Show me the money

It’s time for customers to put down a deposit on their booking, argues Edmund Weil


My last column ended on a surge of optimism, as the furlough scheme lifted thousands of hospitality businesses and millions of employees out of the slough of Covid despond. Sadly, much of that optimism has ebbed away: first with the exclusion of tronc payments from the furlough scheme, plunging many hospitality workers into unsustainable income shortfalls; then with the intransigence of many landlords on rent payments during forced closure, compounded by a less robust return to business than many of us would have hoped. After the grand reopening, wet-led venues watched forlornly from the sidelines as the restaurant industry was lifted by the 5% VAT rate on food and the successful Eat Out to Help Out initiative.

For bars, the furlough scheme was as good as it got, and the last thing we needed after all that was to be let down by our guests too. Yet this is what appears to be happening across all strata of the bar industry in the form of no-shows. This was a problem for our industry at the best of times. Most bars take bookings in one form or another, and for busier venues they often represent the majority of covers and income. I well remember running the host station at Nightjar back in the day, desperately trying to reach a four-top booked at peak time. No sign of the booking, no answer on the phone. A small group of walk-ins who would fill the empty table waiting upstairs. Twenty minutes pass. The walk-ins head off to another venue where they’re sure to be accommodated. The booking never shows. Over £100 of revenue melts into the night.

It’s a conundrum that will be familiar to many bar owners and managers, and one that in present conditions represents more than just an annoyance. The prevalence of the #nomorenoshows hashtag demonstrates how harmful no-shows are to an industry desperate to get back on its feet. Sadly, reaching outside of the industry bubble on social media is easier said than done. Although we might achieve cut-through with a small proportion of prospective guests, there will be many it does not reach, and sadly still more who simply won’t care. Educating guests about the harm no-shows do to venues may be a worthwhile project in the long term, but it’s not going to help us out of this crisis.

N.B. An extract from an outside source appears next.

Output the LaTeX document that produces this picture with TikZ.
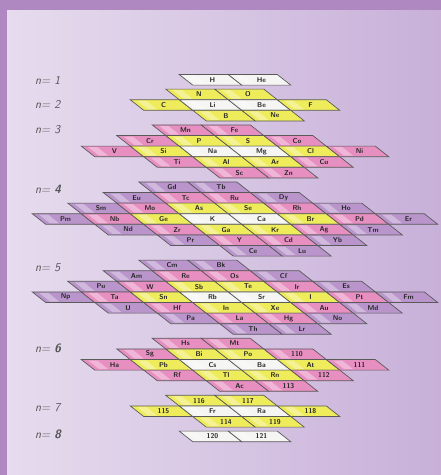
\documentclass[tikz,border=0pt]{standalone}
\usepackage{tikz}
\usepackage{xcolor}
\definecolor{PanelFrame}{HTML}{AF88C1}
\definecolor{PanelLeft}{HTML}{E6DCEE}
\definecolor{PanelRight}{HTML}{C8B0D9}
\definecolor{ShellS}{HTML}{F5F5F3}
\definecolor{ShellP}{HTML}{EFEC5C}
\definecolor{ShellD}{HTML}{E88FC2}
\definecolor{ShellF}{HTML}{B995CC}
\definecolor{CellEdge}{HTML}{5A5A5A}
\definecolor{LabelGray}{HTML}{555555}

\newcommand{\cellw}{49}
\newcommand{\cellslant}{13.5}
\newcommand{\rowh}{10.6}

\tikzset{
    % slanted element cells
    cell/.style={
        draw=CellEdge,
        line width=0.7pt,
        line join=miter
    },
    cell gloss/.style={
        fill=white,
        fill opacity=0.35
    },
    cell text/.style={
        font=\fontsize{7}{7}\selectfont\sffamily\bfseries,
        text=black!85,
        inner sep=0pt
    },
    shell label/.style={
        anchor=west,
        font=\fontsize{12}{12}\selectfont\sffamily\itshape,
        text=LabelGray,
        inner sep=0pt
    }
}

% one row of cells: shell top, row index, offset from middle row, cell count, colour/label list
\newcommand{\cellrow}[5]{%
    \pgfmathsetmacro{\rowy}{#1+#2*\rowh}
    \pgfmathsetmacro{\rowx}{235+(#3)*\cellslant-#4*\cellw/2-\cellslant/2}
    \foreach \col/\lab [count=\k from 0] in {#5} {
        \pgfmathsetmacro{\xl}{\rowx+\k*\cellw}
        \draw[cell, fill=\col] (\xl,\rowy) -- ++(\cellw,0) -- ++(\cellslant,\rowh) -- ++(-\cellw,0) -- cycle;
        \fill[cell gloss] (\xl+7,\rowy+1) -- ++(9,0) -- ++(\cellslant*0.8,\rowh-2) -- ++(-9,0) -- cycle;
        \node[cell text] (el-\lab) at (\xl+\cellw/2+\cellslant/2+2, \rowy+\rowh/2) {\lab};
    }
}

\begin{document}
\begin{tikzpicture}[x=1pt, y=-1pt]
    \useasboundingbox (0,0) rectangle (441,475);

    % Frame and panel
    \fill[PanelFrame] (0,0) rectangle (441,475);
    \shade[left color=PanelLeft, right color=PanelRight] (7,10) rectangle (441,475);

    % Shell labels
    \node[shell label] (lbl1) at (35,80) {n= 1};
    \node[shell label] (lbl2) at (35,104) {n= 2};
    \node[shell label] (lbl3) at (35,130) {n= 3};
    \node[shell label] (lbl4) at (35,189) {n= \textbf{4}};
    \node[shell label] (lbl5) at (35,268) {n= 5};
    \node[shell label] (lbl6) at (35,348) {n= \textbf{6}};
    \node[shell label] (lbl7) at (35,408) {n= 7};
    \node[shell label] (lbl8) at (35,434) {n= \textbf{8}};

    % n = 1
    \cellrow{74.5}{0}{0}{2}{ShellS/H,ShellS/He}

    % n = 2
    \cellrow{89.1}{0}{-1}{2}{ShellP/N,ShellP/O}
    \cellrow{89.1}{1}{0}{4}{ShellP/C,ShellS/Li,ShellS/Be,ShellP/F}
    \cellrow{89.1}{2}{1}{2}{ShellP/B,ShellP/Ne}

    % n = 3
    \cellrow{124.9}{0}{-2}{2}{ShellD/Mn,ShellD/Fe}
    \cellrow{124.9}{1}{-1}{4}{ShellD/Cr,ShellP/P,ShellP/S,ShellD/Co}
    \cellrow{124.9}{2}{0}{6}{ShellD/V,ShellP/Si,ShellS/Na,ShellS/Mg,ShellP/Cl,ShellD/Ni}
    \cellrow{124.9}{3}{1}{4}{ShellD/Ti,ShellP/Al,ShellP/Ar,ShellD/Cu}
    \cellrow{124.9}{4}{2}{2}{ShellD/Sc,ShellD/Zn}

    % n = 4
    \cellrow{181.9}{0}{-3}{2}{ShellF/Gd,ShellF/Tb}
    \cellrow{181.9}{1}{-2}{4}{ShellF/Eu,ShellD/Tc,ShellD/Ru,ShellF/Dy}
    \cellrow{181.9}{2}{-1}{6}{ShellF/Sm,ShellD/Mo,ShellP/As,ShellP/Se,ShellD/Rh,ShellF/Ho}
    \cellrow{181.9}{3}{0}{8}{ShellF/Pm,ShellD/Nb,ShellP/Ge,ShellS/K,ShellS/Ca,ShellP/Br,ShellD/Pd,ShellF/Er}
    \cellrow{181.9}{4}{1}{6}{ShellF/Nd,ShellD/Zr,ShellP/Ga,ShellP/Kr,ShellD/Ag,ShellF/Tm}
    \cellrow{181.9}{5}{2}{4}{ShellF/Pr,ShellD/Y,ShellD/Cd,ShellF/Yb}
    \cellrow{181.9}{6}{3}{2}{ShellF/Ce,ShellF/Lu}

    % n = 5
    \cellrow{260.1}{0}{-3}{2}{ShellF/Cm,ShellF/Bk}
    \cellrow{260.1}{1}{-2}{4}{ShellF/Am,ShellD/Re,ShellD/Os,ShellF/Cf}
    \cellrow{260.1}{2}{-1}{6}{ShellF/Pu,ShellD/W,ShellP/Sb,ShellP/Te,ShellD/Ir,ShellF/Es}
    \cellrow{260.1}{3}{0}{8}{ShellF/Np,ShellD/Ta,ShellP/Sn,ShellS/Rb,ShellS/Sr,ShellP/I,ShellD/Pt,ShellF/Fm}
    \cellrow{260.1}{4}{1}{6}{ShellF/U,ShellD/Hf,ShellP/In,ShellP/Xe,ShellD/Au,ShellF/Md}
    \cellrow{260.1}{5}{2}{4}{ShellF/Pa,ShellD/La,ShellD/Hg,ShellF/No}
    \cellrow{260.1}{6}{3}{2}{ShellF/Th,ShellF/Lr}

    % n = 6
    \cellrow{338.3}{0}{-2}{2}{ShellD/Hs,ShellD/Mt}
    \cellrow{338.3}{1}{-1}{4}{ShellD/Sg,ShellP/Bi,ShellP/Po,ShellD/110}
    \cellrow{338.3}{2}{0}{6}{ShellD/Ha,ShellP/Pb,ShellS/Cs,ShellS/Ba,ShellP/At,ShellD/111}
    \cellrow{338.3}{3}{1}{4}{ShellD/Rf,ShellP/Tl,ShellP/Rn,ShellD/112}
    \cellrow{338.3}{4}{2}{2}{ShellD/Ac,ShellD/113}

    % n = 7
    \cellrow{395.3}{0}{-1}{2}{ShellP/116,ShellP/117}
    \cellrow{395.3}{1}{0}{4}{ShellP/115,ShellS/Fr,ShellS/Ra,ShellP/118}
    \cellrow{395.3}{2}{1}{2}{ShellP/114,ShellP/119}

    % n = 8
    \cellrow{431.1}{0}{0}{2}{ShellS/120,ShellS/121}
\end{tikzpicture}
\end{document}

There are more immediate solutions to this conundrum. The Aviary – the cocktail bar attached to Chicago restaurant Alinea – famously only pre-sells tickets for its bookings, varying from a $165 ‘chef’s table’ food and cocktail pairing to a simple $20 reservation deposit. Likewise, in the UK, immersive venues such as Lollipop’s ABQ (the Breaking Bad-themed, make-your-own-molecular-cocktail bar) and The Bletchley (the WWII experiential codebreaking cocktail bar) pre-sell their “packaged experience” – which includes three cocktails and a number of activities – online. According to Lollipop chief executive Sebastian Lyall: “It reduces bill shock to zero, and people are generally more comfortable paying more online than onsite. A group of four with three drinks each would be £130 plus service. That bill is big. But paying £35 a head online for an experience – that is good value.”

Element of prepayment

Of course, not all bars offer a level of ‘experience’ to justify upfront ticket sales like this. However, an element of prepayment or at least financial jeopardy can go a long way toward eliminating no-shows. A much simpler and milder version is a £10 per head card pre-authorisation, which is only deployed if the guest no-shows without notice. This has the potential to massively reduce the problem of no-shows and, should a guest lack the civility to inform you they are not coming, gives the venue a consolation for the lost sales. 

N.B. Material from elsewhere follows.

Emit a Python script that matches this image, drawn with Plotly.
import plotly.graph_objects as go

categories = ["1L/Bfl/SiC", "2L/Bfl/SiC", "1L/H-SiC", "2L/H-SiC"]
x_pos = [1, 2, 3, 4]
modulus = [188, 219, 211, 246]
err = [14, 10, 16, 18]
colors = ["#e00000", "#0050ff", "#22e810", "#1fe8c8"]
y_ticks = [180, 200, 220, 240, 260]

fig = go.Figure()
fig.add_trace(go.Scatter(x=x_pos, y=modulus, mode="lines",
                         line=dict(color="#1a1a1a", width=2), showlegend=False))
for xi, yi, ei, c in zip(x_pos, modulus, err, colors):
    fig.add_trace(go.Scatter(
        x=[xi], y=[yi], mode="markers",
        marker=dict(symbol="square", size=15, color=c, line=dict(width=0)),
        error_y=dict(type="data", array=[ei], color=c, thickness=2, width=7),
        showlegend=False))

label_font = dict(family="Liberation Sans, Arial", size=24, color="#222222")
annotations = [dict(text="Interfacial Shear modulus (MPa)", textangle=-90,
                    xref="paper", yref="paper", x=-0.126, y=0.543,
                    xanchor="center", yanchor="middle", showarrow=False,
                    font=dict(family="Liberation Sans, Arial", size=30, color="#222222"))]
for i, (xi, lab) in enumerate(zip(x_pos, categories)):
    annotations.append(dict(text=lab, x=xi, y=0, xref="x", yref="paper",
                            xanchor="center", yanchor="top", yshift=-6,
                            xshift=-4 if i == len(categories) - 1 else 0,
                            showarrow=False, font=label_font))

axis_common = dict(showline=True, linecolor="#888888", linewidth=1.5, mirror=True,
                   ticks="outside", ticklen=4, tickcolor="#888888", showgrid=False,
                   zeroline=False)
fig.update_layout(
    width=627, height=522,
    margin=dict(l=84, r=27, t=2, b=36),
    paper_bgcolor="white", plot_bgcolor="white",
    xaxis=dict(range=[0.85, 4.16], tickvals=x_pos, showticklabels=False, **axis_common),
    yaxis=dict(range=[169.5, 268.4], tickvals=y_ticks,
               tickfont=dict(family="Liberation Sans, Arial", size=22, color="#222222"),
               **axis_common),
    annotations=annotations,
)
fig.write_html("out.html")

It seems like a no-brainer but, as with so many things in this game, it’s never that simple. Industry discussions around no-shows have revealed a real stigma attached to taking such deposits or guarantees, as if doing so somehow diminishes the hospitality of the venue. I have to admit that such attitudes amaze me. Like it or not, having guests in your bar involves a transaction – so why the pearl-clutching at front-loading a small portion of this to ensure your guests do you the courtesy of showing up? Other owners and managers express fear that asking for card details will deter potential bookings. I would retort by asking whether a guest who is unwilling to put down a tenner in good faith is really the sort you want in your venue?

This is a matter in which I believe a concerted change of attitude across the industry would be of enormous benefit. Consumers already accept the need to put money down to secure a place at the theatre, the cinema, live music and any number of other experiences. If we have faith in what we have to offer there is no reason this should not become the norm for bars and restaurants. Our industry remains in the midst of an existential crisis, and in the difficult months to come, the public is going to have to decide on how much they value the world-class bar scene this nation has to offer. Part of that should be a willingness to make a small financial commitment to secure their bookings. We’re worth it.